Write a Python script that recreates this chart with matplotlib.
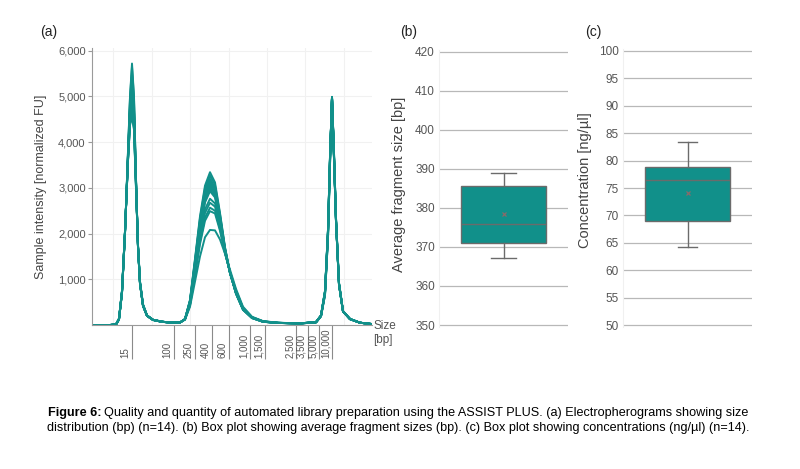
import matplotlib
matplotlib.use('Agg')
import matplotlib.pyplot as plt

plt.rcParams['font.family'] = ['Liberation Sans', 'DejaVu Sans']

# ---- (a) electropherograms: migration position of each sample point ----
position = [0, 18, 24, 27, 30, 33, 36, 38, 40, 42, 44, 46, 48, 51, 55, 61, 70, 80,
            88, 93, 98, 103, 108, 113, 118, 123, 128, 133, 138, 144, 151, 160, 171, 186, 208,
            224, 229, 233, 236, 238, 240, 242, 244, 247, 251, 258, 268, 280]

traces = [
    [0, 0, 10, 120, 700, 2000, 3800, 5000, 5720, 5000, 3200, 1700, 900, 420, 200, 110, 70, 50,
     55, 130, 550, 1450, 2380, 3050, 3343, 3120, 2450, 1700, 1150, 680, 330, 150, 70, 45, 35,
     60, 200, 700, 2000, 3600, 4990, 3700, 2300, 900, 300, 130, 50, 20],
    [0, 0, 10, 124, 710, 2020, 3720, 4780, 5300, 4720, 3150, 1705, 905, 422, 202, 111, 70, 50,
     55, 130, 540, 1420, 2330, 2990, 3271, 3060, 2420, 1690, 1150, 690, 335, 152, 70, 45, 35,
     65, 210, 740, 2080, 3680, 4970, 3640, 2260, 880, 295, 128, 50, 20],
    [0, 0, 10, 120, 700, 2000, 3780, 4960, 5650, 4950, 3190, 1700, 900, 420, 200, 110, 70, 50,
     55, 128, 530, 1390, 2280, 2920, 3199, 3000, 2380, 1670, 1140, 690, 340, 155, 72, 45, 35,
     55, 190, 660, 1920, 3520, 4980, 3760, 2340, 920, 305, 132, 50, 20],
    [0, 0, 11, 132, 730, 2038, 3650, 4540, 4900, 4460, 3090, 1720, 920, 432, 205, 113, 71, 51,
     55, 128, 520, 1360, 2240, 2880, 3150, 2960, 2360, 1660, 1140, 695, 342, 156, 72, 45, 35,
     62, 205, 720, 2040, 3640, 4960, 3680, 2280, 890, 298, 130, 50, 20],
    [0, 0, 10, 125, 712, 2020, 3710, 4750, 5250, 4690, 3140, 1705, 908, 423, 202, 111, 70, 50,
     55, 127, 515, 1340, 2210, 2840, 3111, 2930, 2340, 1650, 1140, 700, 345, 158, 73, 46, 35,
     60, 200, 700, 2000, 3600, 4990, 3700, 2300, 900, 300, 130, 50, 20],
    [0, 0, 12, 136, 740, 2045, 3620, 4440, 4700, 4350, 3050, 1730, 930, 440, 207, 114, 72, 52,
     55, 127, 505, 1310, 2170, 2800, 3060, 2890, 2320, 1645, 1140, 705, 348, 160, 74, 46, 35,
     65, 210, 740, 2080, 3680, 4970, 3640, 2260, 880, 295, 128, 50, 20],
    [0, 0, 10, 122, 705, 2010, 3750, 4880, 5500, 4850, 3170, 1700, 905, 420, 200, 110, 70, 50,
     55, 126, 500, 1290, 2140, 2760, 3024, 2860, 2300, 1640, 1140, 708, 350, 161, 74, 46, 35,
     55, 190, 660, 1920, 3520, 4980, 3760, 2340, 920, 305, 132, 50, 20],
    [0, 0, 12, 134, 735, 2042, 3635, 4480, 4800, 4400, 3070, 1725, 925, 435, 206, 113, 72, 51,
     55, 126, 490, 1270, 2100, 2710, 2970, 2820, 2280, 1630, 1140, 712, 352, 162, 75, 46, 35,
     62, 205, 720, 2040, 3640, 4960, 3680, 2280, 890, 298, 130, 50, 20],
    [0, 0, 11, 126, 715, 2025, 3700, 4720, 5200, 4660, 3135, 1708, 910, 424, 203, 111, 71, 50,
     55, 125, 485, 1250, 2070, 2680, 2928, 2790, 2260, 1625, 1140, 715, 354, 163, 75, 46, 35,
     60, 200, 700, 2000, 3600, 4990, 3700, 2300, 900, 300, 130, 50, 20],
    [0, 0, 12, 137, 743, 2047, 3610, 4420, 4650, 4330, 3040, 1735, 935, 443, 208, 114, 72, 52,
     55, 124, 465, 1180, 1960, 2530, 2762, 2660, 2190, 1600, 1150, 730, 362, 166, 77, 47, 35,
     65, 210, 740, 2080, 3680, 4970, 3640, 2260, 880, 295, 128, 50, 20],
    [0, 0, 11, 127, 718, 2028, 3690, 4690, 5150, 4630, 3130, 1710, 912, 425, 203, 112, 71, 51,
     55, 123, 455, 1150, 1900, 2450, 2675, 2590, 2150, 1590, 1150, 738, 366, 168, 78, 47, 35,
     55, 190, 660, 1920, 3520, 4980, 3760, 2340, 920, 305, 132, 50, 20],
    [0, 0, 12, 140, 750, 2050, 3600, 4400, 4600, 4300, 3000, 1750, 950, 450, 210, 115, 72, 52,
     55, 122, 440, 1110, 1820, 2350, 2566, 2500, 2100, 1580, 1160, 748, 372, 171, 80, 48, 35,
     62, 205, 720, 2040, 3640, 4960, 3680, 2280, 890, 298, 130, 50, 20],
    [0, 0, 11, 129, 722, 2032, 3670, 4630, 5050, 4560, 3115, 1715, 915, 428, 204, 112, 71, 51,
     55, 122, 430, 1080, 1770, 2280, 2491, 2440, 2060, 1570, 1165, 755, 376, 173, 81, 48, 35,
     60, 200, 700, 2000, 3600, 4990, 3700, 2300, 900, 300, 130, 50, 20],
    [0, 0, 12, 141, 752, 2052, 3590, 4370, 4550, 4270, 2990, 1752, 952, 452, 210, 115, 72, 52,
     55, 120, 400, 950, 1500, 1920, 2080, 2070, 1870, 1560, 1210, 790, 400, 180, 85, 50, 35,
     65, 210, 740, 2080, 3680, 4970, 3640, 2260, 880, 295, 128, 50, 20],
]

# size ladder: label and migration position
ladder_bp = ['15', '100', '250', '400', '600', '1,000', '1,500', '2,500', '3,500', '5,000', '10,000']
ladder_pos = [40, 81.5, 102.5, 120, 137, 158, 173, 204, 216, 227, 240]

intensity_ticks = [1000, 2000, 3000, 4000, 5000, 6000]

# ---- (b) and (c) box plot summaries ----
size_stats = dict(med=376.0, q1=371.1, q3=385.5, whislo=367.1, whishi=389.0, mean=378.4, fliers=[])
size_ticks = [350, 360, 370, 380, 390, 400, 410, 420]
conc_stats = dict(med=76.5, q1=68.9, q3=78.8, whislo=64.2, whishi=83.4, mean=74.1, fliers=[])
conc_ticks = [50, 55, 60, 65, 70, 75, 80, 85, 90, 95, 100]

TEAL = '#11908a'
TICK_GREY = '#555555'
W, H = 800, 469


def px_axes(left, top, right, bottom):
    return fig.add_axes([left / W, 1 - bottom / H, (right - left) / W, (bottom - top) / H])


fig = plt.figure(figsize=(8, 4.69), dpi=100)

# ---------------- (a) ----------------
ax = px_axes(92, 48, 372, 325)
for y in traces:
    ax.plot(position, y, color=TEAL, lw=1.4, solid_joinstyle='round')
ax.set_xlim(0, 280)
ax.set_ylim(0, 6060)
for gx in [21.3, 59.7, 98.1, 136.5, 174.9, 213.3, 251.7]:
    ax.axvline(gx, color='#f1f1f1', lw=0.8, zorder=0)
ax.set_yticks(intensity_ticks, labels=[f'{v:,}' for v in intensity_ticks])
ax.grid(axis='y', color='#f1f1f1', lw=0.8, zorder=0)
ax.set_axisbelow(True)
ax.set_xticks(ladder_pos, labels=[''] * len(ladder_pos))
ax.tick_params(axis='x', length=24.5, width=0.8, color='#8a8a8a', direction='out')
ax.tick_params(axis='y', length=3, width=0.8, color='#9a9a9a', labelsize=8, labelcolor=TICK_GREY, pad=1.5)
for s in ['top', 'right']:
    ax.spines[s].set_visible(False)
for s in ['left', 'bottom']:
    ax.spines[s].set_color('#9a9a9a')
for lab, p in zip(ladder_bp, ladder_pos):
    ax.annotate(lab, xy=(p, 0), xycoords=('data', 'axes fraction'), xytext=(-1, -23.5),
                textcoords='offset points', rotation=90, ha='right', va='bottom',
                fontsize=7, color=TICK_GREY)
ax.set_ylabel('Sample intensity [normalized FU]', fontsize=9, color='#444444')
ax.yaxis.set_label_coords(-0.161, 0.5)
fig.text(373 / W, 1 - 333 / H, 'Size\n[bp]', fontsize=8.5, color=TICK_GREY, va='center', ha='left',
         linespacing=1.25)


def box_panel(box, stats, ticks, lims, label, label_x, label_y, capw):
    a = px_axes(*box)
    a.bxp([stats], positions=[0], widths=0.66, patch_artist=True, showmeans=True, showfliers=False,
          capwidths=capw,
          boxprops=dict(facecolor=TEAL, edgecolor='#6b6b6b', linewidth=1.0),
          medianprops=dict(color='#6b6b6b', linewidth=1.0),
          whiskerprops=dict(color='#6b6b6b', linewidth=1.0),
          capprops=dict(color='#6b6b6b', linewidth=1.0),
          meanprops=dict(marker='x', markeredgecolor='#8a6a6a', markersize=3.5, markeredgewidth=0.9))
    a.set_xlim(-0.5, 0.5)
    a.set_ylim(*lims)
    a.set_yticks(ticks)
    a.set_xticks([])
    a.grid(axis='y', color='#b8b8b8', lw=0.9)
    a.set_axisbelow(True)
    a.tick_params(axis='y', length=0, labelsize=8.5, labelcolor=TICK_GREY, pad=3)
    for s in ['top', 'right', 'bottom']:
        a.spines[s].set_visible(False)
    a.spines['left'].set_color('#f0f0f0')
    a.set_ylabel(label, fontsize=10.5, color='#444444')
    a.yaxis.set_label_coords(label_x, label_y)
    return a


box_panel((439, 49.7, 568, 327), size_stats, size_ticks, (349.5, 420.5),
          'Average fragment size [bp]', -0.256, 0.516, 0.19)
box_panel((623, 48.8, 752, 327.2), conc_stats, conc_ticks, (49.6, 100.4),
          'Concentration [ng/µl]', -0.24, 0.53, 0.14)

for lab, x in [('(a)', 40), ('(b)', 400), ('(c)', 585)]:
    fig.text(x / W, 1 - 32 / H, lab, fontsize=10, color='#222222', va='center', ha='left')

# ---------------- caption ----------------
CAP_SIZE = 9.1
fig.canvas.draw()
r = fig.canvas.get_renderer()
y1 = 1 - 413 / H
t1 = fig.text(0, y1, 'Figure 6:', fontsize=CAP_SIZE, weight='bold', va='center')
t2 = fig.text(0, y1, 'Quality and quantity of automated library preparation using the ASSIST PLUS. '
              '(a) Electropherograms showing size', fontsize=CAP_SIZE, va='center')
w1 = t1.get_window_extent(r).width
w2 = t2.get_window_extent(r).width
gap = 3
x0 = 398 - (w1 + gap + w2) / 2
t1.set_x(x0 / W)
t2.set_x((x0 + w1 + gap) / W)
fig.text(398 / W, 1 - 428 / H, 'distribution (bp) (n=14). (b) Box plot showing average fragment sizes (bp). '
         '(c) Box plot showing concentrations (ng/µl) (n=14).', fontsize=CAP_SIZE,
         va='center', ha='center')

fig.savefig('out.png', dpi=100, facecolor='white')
**********
Copy every line above that holds the word "matplotlib".

Write a Python script that recreates this chart with matplotlib.
import matplotlib
matplotlib.use('Agg')
import matplotlib.pyplot as plt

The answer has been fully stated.